JAN HIRD POKORNY ASSOCIATES
 

Architect, preservationist, and teacher Jan Pokorny, who died on May 20, straddled not only fields, but worlds. With a sensibility shaped by history—he came from Brno, Czechoslovakia, the birthplace of Sigmund Freud and site of Mies van der Rohe’s Tugendhat House—Pokorny impressed all with his generous cosmopolitanism in a long career spanning Prague, Detroit, and New York. AN asked two who knew him as colleague and mentor to share their impressions.

Michael Devonshire
partner and director of conservation
Jan Hird Pokorny Associates:

Jan Hird Pokorny began his architectural practice in Prague in 1937 upon graduation from Prague Polytechnic University, emigrating to the United States via Sweden after the fall of Czechoslovakia to the Germans in 1939. He then completed his master’s degree in architecture in 1941 at Columbia University, where he would later teach.

During World War II, Jan worked in Detroit as an architect for the Leo Bauer firm, converting Ford automobile factories for production of battle tanks. After the war, he spent two years with Skidmore, Owings & Merrill, and then established his own architectural practice in New York City in 1947, quickly branching into industrial and academic architecture and establishing himself as a nuanced architect for public and institutional structures. His first major preservation project was the restoration of Schermerhorn Row at the South Street Seaport, completed in 1983.
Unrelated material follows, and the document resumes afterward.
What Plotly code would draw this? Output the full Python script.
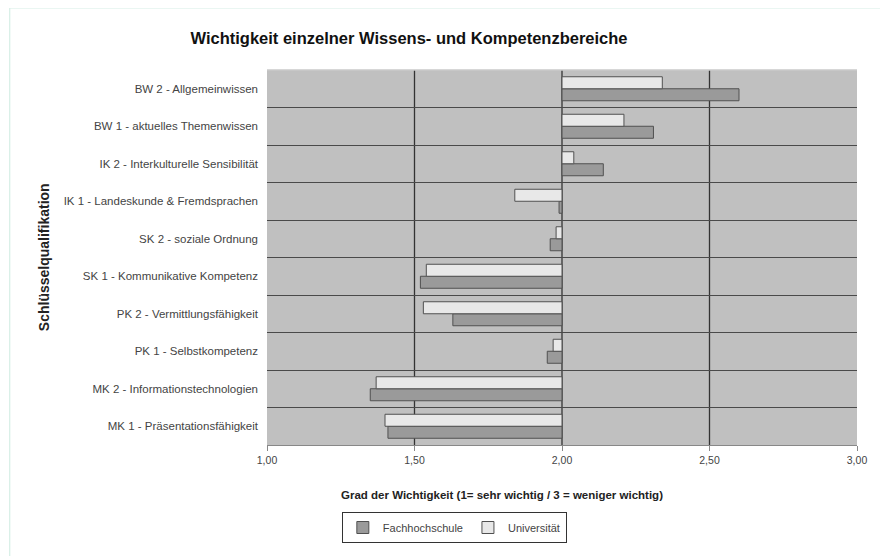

I joined Jan’s firm in 1986. When he asked me if I would work for him, I said yes, but that I could not start immediately. I told him I had planned a four-week trip to India, and he scrunched up his face—at this time I thought he was about to rescind his offer—then he said, “No, no, four weeks will not do”—long pause—”you must spend at least six weeks in India!”

When I began working on the Morris-Jumel mansion restoration, which had a tight schedule, I would stay late working on details, construction drawings, and specifications. In most offices, partners would typically make the rounds admonishing staff to “hurry up and get that out!” Jan came up behind me on a particular evening, and I could feel him looking over my shoulder. I braced myself for the “get it out” admonition. Instead, he very gently said, “Take as long as you wish to finish this, just make sure that it’s the best we can do.”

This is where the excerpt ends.